In fact, Gumbinger and other industry experts said long-term interest rates might actually drop.

“It’s not unreasonable to think that as the Fed raises short-term interest rates and, by doing so, helps quell any inflationary threat, that long-term interest rates might be stable or perhaps even decline,” the vice president said.

“Long-term rates are reflective of the price of money plus an inflation premium. Little inflation means little premium,” Gumbinger said.

Even better news: “It’s certainly possible that interest rates for fixed-rate mortgages in 2006, while higher than in 2005, may not be much higher than current levels, provided inflation remains tame,” according to Gumbinger.

If interest rates remain low, with inventory growing and prices softening in some areas, could another real estate boom be in the making?

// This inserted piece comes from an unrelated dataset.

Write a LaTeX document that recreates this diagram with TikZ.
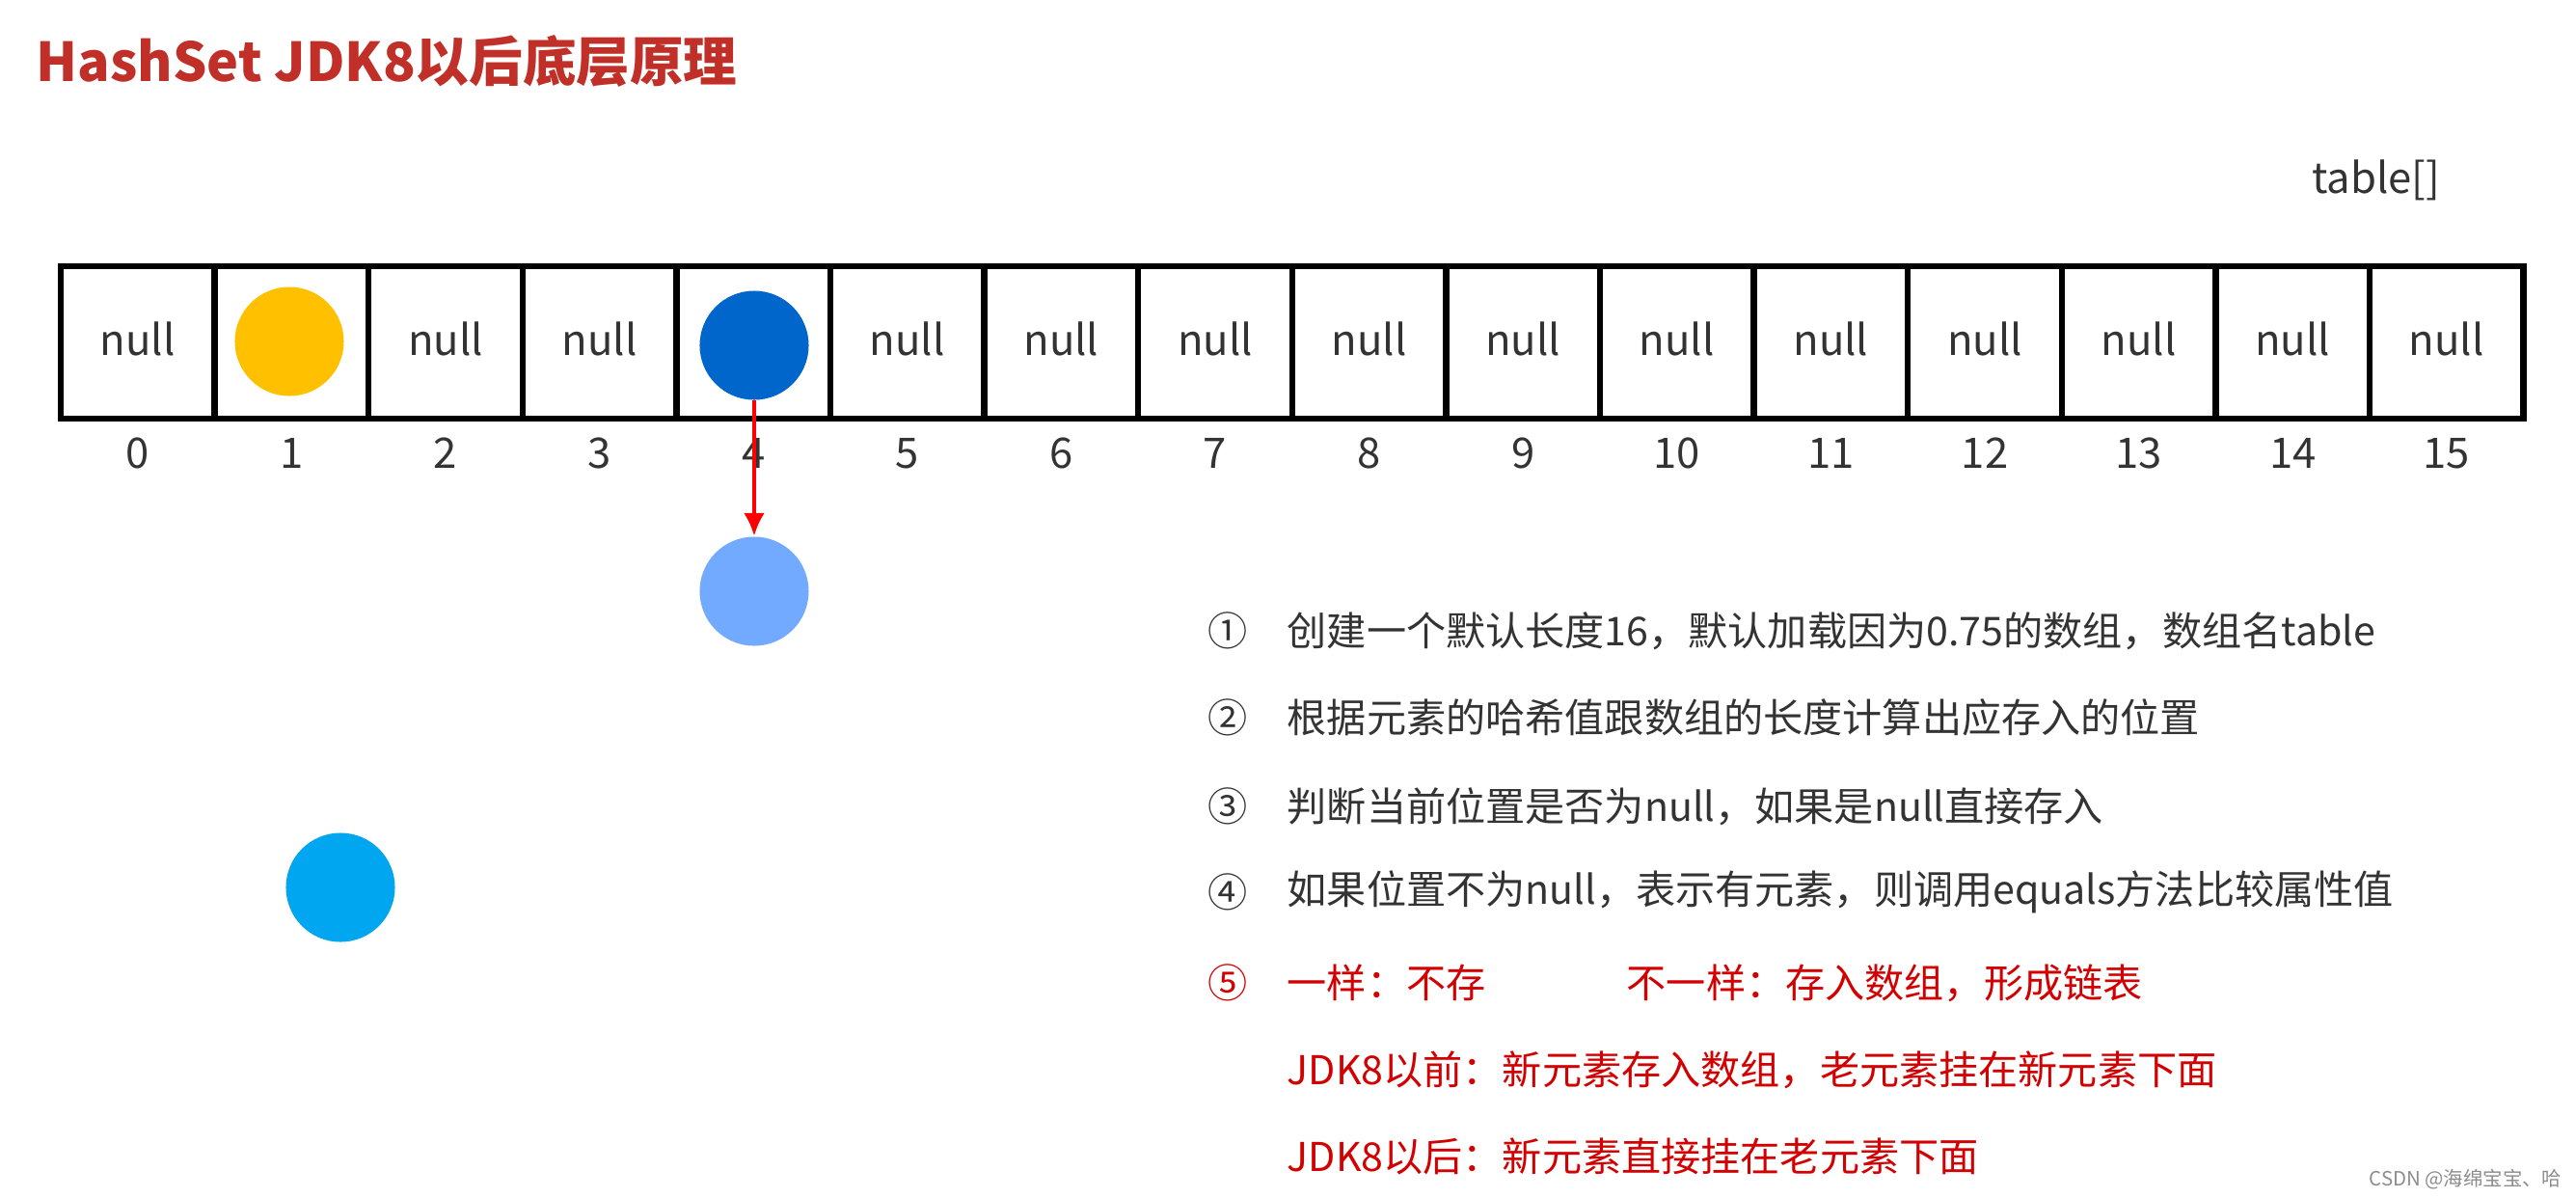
\documentclass[tikz,border=0pt]{standalone}
\usepackage{fontspec}
\setmainfont{Noto Sans CJK SC}
\usetikzlibrary{arrows.meta}

\definecolor{titlered}{RGB}{192,48,40}
\definecolor{txtgray}{RGB}{51,51,51}
\definecolor{notered}{RGB}{210,0,0}
\definecolor{ballyellow}{RGB}{255,192,0}
\definecolor{balldark}{RGB}{0,102,204}
\definecolor{balllight}{RGB}{114,170,255}
\definecolor{ballcyan}{RGB}{0,166,240}

\begin{document}
\begin{tikzpicture}[x=0.01cm,y=-0.01cm]
            \tikzstyle{every node}+=[inner sep=0pt]
            \tikzstyle{cell}=[draw=black, line width=1.8pt, minimum width=1.596cm, minimum height=1.58cm]
            \tikzstyle{small}=[text=txtgray, font=\fontsize{12.4}{15}\selectfont]
            \tikzstyle{ball}=[circle, minimum size=1.13cm]
            \tikzstyle{note}=[anchor=west, text=txtgray, font=\fontsize{11.7}{14}\selectfont]
            \tikzstyle{rednote}=[note, text=notered]
            \useasboundingbox (0,0) rectangle (2671,1241);
            \node [anchor=west, text=titlered, font=\fontsize{15.8}{19}\selectfont\bfseries] (title) at (37,63) {HashSet JDK8以后底层原理};
            \node [small, anchor=east] (tablename) at (2531,187) {table[]};
            % the array
            \foreach \i in {0,...,15} {
              \node [cell] (c\i) at ({142.8+159.6*\i},355) {};
              \node [small] (n\i) at ({142.8+159.6*\i},470) {\i};
            }
            \foreach \i in {0,2,3,5,6,7,8,9,10,11,12,13,14,15}
              \node [small] (null\i) at (142.8+159.6*\i,351) {null};
            % elements
            \node [ball, fill=ballyellow] (e1) at (300,354) {};
            \node [ball, fill=balldark] (e4) at (782,358) {};
            \node [ball, fill=balllight] (e4next) at (782,613) {};
            \node [ball, fill=ballcyan] (enew) at (353,920) {};
            \draw [red, line width=1.2pt, -{Latex[length=0.24cm,width=0.22cm]}] (e4.south) -- (e4next.north);
            % steps
            \node [note] (k1) at (1252,654) {①};
            \node [note] (s1) at (1334,654) {创建一个默认长度16，默认加载因为0.75的数组，数组名table};
            \node [note] (k2) at (1252,744) {②};
            \node [note] (s2) at (1334,744) {根据元素的哈希值跟数组的长度计算出应存入的位置};
            \node [note] (k3) at (1252,836) {③};
            \node [note] (s3) at (1334,836) {判断当前位置是否为null，如果是null直接存入};
            \node [note] (k4) at (1252,925) {④};
            \node [note] (s4) at (1334,925) {如果位置不为null，表示有元素，则调用equals方法比较属性值};
            \node [rednote] (k5) at (1252,1019) {⑤};
            \node [rednote] (s5a) at (1334,1019) {一样：不存};
            \node [rednote] (s5b) at (1686,1019) {不一样：存入数组，形成链表};
            \node [rednote] (s6) at (1334,1109) {JDK8以前：新元素存入数组，老元素挂在新元素下面};
            \node [rednote] (s7) at (1334,1199) {JDK8以后：新元素直接挂在老元素下面};
            \node [anchor=east, text=black!45, font=\fontsize{5.8}{7}\selectfont] (mark) at (2657,1223) {CSDN @海绵宝宝、哈};
        \end{tikzpicture}
\end{document}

Alas, that’s going a bit too far, according to Gumbinger and others.

“We don’t have the conditions necessary to create a new boom,” Gumbinger said. “Booms are created as interest rates continually decline over a longish period of time.”

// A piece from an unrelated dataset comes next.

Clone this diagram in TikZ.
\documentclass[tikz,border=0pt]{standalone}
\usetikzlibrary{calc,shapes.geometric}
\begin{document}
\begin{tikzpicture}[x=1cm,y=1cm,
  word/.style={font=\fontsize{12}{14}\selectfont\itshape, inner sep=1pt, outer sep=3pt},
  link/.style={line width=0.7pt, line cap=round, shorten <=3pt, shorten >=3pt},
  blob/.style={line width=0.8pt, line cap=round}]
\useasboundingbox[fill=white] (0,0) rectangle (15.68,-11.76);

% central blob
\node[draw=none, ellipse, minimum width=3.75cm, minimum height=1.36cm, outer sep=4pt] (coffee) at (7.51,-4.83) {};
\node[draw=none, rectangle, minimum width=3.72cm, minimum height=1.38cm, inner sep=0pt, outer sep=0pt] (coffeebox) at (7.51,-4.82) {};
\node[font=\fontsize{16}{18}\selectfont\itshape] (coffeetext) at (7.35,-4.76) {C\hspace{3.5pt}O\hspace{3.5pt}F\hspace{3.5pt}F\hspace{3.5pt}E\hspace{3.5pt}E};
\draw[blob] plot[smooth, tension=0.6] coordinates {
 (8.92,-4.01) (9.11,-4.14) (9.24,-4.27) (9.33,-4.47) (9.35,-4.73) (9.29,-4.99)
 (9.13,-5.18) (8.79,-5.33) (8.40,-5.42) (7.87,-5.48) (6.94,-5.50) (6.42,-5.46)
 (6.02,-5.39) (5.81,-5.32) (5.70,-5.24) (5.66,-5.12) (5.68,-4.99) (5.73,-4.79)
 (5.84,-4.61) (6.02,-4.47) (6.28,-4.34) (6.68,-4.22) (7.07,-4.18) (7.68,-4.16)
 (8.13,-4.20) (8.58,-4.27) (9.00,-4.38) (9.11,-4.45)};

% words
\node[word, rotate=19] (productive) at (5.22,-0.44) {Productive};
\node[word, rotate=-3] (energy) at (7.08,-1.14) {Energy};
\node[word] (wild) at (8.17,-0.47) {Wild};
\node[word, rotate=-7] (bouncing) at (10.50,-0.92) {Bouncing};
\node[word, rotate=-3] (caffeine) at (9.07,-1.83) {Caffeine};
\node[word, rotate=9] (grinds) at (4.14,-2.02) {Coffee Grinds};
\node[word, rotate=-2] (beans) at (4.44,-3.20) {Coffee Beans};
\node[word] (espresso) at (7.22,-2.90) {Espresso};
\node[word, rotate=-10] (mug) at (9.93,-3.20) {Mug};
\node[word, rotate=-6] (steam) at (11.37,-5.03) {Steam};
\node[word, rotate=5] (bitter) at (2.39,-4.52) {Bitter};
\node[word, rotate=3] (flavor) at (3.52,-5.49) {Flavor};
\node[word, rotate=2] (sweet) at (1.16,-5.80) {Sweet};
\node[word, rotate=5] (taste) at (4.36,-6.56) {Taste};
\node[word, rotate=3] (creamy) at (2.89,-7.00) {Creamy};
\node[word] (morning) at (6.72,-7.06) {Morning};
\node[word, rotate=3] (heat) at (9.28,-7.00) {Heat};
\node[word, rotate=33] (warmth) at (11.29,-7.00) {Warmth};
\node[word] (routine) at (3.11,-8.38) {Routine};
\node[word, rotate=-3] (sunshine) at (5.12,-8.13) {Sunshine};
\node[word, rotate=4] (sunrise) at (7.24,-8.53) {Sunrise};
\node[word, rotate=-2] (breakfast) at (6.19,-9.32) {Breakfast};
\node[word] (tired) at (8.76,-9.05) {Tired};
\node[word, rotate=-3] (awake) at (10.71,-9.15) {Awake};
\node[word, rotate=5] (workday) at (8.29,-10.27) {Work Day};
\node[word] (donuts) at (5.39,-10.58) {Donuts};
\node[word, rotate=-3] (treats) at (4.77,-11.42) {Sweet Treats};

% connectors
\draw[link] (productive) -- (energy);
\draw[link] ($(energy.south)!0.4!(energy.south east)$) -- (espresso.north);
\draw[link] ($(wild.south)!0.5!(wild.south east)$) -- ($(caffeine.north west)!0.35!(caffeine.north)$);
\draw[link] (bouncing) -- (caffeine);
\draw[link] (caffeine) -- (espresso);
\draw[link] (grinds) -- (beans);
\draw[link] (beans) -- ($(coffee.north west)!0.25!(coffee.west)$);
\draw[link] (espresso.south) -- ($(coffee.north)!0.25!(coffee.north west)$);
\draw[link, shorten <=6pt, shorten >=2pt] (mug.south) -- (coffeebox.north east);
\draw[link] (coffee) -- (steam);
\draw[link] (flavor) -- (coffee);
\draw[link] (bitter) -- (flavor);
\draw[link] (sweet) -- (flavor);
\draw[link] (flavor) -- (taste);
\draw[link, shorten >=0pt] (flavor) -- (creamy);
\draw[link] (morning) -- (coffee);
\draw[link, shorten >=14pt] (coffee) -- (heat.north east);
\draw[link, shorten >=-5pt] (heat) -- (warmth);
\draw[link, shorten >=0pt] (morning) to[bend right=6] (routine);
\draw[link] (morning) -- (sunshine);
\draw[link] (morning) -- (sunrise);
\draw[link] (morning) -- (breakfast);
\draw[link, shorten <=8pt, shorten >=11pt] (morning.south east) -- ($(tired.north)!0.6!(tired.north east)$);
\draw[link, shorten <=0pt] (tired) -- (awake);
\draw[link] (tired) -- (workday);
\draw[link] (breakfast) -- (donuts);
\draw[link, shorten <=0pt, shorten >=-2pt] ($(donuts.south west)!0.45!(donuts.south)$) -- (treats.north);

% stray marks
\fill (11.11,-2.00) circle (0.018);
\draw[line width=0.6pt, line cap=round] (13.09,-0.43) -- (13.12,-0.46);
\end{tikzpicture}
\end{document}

But Gumbinger had good news for the mortgage industry.

“There’s a very good likelihood that adjustable-rate mortgages that are coming due for their first or continuing adjustments in 2006 will find holders of those products looking at alternatives including refinancing to fixed-rate mortgages,” Gumbinger predicted. “Activity levels of refinancings are likely to be pretty solid.”

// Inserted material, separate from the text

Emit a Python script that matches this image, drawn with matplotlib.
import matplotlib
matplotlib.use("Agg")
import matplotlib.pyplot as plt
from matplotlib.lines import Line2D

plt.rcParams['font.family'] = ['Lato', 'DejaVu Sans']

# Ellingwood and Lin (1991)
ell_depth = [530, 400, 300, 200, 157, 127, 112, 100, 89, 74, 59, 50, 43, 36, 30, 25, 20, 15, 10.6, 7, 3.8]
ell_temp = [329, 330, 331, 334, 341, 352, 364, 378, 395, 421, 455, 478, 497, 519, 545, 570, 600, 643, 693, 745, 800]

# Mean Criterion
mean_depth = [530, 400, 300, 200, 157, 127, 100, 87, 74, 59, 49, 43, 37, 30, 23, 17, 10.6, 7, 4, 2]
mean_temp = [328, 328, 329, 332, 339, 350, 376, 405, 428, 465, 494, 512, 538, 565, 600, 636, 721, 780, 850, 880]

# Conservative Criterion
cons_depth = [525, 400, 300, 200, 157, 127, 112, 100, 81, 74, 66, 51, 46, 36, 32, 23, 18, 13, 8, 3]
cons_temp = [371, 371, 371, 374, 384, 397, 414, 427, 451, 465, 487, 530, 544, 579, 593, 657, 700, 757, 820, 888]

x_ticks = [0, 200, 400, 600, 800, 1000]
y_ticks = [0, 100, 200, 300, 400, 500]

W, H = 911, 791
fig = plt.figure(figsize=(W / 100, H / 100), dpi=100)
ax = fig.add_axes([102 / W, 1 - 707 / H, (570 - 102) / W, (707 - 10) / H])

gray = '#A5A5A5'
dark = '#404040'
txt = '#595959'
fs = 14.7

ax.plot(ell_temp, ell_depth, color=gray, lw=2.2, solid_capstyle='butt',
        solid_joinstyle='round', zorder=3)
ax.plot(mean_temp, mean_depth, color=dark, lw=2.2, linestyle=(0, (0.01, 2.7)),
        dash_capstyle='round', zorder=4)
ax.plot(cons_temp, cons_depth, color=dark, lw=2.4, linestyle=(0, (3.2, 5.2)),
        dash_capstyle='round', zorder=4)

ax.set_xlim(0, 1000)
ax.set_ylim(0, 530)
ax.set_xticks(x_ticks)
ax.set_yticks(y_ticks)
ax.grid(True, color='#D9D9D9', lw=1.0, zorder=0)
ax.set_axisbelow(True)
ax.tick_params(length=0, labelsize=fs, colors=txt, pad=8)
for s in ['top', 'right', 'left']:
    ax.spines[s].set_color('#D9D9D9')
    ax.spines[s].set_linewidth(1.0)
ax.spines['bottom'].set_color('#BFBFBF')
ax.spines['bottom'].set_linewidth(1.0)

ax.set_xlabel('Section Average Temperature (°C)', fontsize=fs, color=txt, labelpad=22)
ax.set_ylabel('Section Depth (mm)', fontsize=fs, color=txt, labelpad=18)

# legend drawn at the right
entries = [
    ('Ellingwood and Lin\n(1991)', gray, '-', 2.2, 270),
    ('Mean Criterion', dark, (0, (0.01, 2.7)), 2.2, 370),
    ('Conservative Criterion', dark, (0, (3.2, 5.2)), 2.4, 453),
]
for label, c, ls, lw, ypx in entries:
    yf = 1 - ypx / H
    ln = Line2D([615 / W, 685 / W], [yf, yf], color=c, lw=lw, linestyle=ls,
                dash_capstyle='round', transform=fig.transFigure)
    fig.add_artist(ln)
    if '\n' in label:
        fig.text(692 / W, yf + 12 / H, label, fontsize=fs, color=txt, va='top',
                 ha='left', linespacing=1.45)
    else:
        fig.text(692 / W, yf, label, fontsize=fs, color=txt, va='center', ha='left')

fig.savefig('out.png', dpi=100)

Marcus Ortega, a senior investment executive with the J.P. Turner brokerage, agreed with Gumbinger that mortgage interest rates aren’t necessarily on the way up.

“The higher the Fed raises the bank rates, the more the Fed calms foreign investors about inflation,” hence keeping rates low, Ortega said.

Many folks currently on the real estate scene have never seen interest rates higher than 8 percent. But, Ortega pointed out, in the early 1980s, interest rates were in double digits.

“In 1981, the U.S. was trapped in an inflation spiral. Paul Volkner, who was the chair of the Federal Reserve, boosted the Federal funds rate to 18 or 19 percent and that broke the inflation spiral,” Ortega explained.

“That made the bond market happy, we didn’t have to worry about inflation and erosion to our bond principal. Bond prices rallied from 1981 up until now,” Ortega said.

The executive sees the 10-year note as “a great barometer for a general sense of where mortgage rates might go.” The 10-year bond is now at 4.5 percent interest, Ortega said.

The executive said, “People are worried about mortgage money going back to 7 percent. But that’s not a disaster. Back in 1992 and 1993, 7 percent mortgage money was cheap. A 7 percent interest rate for a 30-year fixed mortgage is in the lower 20th percentile historically.”

Industry experts surveyed by Inman News have said that only if interest rates reach 8 percent will the market be affected.

“At 6 and 7 percent we still see upward movement or, at worst, sideways-moving price projections,” said Michael Sklarz, chief valuation officer for Fidelity National Financial. “But at 8 percent, some markets have prices falling.”

As long as the Fed doesn’t continue to raise interest rates, Mitchell Grashin, a loan broker with Oakland, Calif.-based Holmgren Associates, is optimistic, he said.

“They really need to slow down those raises,” Grashin said. “This is the last hurrah for Greenspan. They are going to let him go out on his terms with his raises and the new guy next year will do a little diminishing of those raises and maybe flatten them out.”

Grashin was referring to the fact that Greenspan is retiring, with his successor Ben Bernanke slated to take the reins in 2006. Greenspan’s final Fed meeting is on Jan. 31.

A number of economists believe that the Fed’s interest hikes are coming to an end, with one final quarter-point increase expected at the Jan. 31 meeting. Even those who expect Greenspan’s successor Bernanke to do some rate raising don’t foresee the federal funds rate going above 5 percent.

“Most banks are expecting the Fed to slow down their raises next year,” Grashin said. “They released the minutes of their September meeting and they were talking about ‘maybe we’re going overboard with these raises. Maybe next year we’ll slow it down a bit.’ This is why rates have stayed low.”